The problem with this one is that Ries and Ries have a really good point to make, but they make it in the introduction and then just keep repeating it right the way through the book. They also make this point as one of the 22 immutable laws in both of the other books. Ries and Ries are great when they are handing out pithy, useful advice with just a couple of resonant examples. Ries and Ries on a soap box just get tedious.
The other problem with this book is that the authors have not really taken the trouble to understand PR -- only to understand what it can do for your marketing campaign. But PR isn't just a branch of marketing (though, in most commercial organisations, the PR _function_ is part of the marketing department), and the authors don't do justice to their title.
Before I read it, I actually thought this was going to be about the rise of PR as epitomised by New Labour in the late 90s, and the fall of advertising as epitomised by the end of the Saatchi dominance of political advertising. I was also expecting Greenpeace's use of Video News Releases (and their subsequent fall), and the growth of internet PR to be covered. But they aren't. This book should really be called: The Rise of PR in branding and the fall of advertising. It doesn't cover lobbying, public affairs, media crises, or any of the things the title would lead you to believe.

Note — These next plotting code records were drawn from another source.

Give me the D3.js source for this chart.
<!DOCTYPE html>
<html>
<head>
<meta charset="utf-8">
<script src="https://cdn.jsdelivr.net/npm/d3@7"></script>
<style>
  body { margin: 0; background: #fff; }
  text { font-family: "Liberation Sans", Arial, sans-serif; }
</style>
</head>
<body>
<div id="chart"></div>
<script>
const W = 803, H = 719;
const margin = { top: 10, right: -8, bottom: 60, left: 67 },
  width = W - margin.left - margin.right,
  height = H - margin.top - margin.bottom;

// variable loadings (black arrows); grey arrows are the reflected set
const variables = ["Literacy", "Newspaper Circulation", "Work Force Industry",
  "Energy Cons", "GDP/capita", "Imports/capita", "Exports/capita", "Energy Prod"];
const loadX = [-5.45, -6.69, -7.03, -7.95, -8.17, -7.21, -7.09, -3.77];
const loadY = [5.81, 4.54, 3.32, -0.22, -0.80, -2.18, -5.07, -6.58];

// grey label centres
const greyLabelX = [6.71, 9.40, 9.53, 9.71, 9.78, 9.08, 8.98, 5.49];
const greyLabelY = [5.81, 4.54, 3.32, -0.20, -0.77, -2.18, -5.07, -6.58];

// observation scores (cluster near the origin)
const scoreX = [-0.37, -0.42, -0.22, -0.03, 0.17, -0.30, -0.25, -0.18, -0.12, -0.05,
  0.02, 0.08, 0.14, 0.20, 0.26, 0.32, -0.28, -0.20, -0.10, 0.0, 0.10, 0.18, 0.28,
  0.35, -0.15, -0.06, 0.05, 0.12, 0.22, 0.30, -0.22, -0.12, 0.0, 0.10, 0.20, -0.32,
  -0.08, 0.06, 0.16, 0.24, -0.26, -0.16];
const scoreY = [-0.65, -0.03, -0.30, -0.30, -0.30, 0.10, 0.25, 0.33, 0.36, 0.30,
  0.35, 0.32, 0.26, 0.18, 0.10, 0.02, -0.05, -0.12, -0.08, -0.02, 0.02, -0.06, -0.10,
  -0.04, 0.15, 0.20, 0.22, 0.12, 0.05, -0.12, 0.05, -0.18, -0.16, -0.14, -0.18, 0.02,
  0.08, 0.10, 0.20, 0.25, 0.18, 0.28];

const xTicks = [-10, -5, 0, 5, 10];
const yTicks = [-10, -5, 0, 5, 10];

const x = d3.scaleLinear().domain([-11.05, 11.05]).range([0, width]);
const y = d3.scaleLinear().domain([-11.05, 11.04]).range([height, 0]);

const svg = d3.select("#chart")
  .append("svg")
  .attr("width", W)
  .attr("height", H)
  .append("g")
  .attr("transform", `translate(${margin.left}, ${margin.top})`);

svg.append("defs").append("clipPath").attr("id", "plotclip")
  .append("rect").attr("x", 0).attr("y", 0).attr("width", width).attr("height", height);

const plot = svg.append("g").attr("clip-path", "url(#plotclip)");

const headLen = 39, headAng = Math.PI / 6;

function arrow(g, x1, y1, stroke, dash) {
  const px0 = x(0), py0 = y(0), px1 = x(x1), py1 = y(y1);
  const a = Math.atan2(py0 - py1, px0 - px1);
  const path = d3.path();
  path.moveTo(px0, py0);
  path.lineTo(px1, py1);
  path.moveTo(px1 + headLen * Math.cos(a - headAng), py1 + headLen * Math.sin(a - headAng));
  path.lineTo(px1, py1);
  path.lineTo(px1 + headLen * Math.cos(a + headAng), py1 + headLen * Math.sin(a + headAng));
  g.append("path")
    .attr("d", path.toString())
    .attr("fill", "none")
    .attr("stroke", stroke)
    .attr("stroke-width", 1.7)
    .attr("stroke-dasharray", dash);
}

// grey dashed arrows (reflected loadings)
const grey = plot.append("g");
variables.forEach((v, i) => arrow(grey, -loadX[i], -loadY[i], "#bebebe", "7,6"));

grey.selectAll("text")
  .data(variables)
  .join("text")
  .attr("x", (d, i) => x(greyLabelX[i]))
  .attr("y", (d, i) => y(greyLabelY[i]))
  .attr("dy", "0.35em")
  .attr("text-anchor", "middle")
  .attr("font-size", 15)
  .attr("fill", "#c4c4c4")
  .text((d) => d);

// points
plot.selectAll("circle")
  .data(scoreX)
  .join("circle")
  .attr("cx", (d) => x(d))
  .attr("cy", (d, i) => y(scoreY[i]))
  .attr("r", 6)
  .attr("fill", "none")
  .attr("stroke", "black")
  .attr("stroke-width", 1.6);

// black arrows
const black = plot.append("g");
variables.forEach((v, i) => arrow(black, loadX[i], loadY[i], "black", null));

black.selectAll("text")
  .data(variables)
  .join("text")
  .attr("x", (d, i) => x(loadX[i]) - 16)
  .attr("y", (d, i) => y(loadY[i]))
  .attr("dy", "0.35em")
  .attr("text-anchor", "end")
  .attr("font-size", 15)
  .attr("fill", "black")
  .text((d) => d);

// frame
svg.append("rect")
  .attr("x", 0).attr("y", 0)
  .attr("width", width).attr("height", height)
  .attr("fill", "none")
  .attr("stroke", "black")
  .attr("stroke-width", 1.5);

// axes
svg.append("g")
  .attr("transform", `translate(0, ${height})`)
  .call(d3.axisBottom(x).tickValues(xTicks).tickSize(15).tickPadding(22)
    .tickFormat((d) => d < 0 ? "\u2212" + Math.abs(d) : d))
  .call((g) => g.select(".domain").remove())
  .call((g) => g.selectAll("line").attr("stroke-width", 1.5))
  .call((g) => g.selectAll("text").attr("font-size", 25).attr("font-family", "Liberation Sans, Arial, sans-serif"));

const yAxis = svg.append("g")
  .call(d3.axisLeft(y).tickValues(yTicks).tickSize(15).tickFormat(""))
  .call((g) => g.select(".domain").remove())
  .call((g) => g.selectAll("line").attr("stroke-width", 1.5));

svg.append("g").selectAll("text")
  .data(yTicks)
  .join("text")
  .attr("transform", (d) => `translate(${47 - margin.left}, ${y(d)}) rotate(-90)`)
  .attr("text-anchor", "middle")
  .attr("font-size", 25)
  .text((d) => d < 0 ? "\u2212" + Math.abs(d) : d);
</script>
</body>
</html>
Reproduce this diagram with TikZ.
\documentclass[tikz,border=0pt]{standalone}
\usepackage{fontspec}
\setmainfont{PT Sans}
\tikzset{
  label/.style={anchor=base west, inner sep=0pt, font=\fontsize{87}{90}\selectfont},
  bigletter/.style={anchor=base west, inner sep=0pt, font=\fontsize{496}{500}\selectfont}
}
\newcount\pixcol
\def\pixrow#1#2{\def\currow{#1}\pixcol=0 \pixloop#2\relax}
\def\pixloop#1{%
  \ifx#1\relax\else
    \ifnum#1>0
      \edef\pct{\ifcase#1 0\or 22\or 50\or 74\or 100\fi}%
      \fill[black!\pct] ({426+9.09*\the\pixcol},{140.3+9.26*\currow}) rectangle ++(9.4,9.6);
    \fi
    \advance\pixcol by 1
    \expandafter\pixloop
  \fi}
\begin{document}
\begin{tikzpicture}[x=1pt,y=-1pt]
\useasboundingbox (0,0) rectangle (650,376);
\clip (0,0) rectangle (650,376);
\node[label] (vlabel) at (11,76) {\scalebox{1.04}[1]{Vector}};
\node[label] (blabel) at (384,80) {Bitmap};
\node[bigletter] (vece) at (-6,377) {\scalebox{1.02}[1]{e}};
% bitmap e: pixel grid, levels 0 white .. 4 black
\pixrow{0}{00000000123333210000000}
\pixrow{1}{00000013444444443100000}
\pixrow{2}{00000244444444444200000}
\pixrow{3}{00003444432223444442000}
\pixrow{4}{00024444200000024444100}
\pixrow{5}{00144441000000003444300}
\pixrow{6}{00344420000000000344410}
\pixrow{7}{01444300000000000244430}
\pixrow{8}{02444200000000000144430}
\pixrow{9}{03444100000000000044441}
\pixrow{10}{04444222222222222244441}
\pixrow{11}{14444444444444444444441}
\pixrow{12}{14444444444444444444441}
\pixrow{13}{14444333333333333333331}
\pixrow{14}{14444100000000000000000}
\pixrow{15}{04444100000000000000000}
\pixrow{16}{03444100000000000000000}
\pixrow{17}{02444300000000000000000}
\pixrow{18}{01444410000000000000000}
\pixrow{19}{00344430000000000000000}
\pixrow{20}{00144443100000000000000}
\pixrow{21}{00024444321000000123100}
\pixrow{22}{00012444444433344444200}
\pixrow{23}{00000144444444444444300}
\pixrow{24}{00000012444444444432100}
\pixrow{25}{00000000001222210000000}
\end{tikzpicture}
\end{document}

The other, other problem with this book is that all the criticisms it makes -- which are largely of big budget TV ads -- were already made, more succinctly, by David Ogilvy in
Ogilvy on Advertising, way back in 1983.
The other, other, other problem is that the case is nowhere near as clear cut as the authors would have you believe. True, PR has advanced strongly into advertising's territory -- but it's also advanced into marketing's territory as well, as a strategic discipline rather than just 'free advertising'. But look at the way Ronseal built its brand with "It does exactly what it says on the tin", all done with one simple TV ad: advertising still has some serious mileage, after all. And can you imagine Ronseal's PR achieving the same effect without the ad? I don't think so.
Of course, Ries has now written the forward to
The Fall of PR & the Rise of Advertising. I haven't read it yet, and maybe I won't: there comes a point in life when you have to take a nuanced view and say that, in their own domains, both advertising and PR can make a valuable contribution.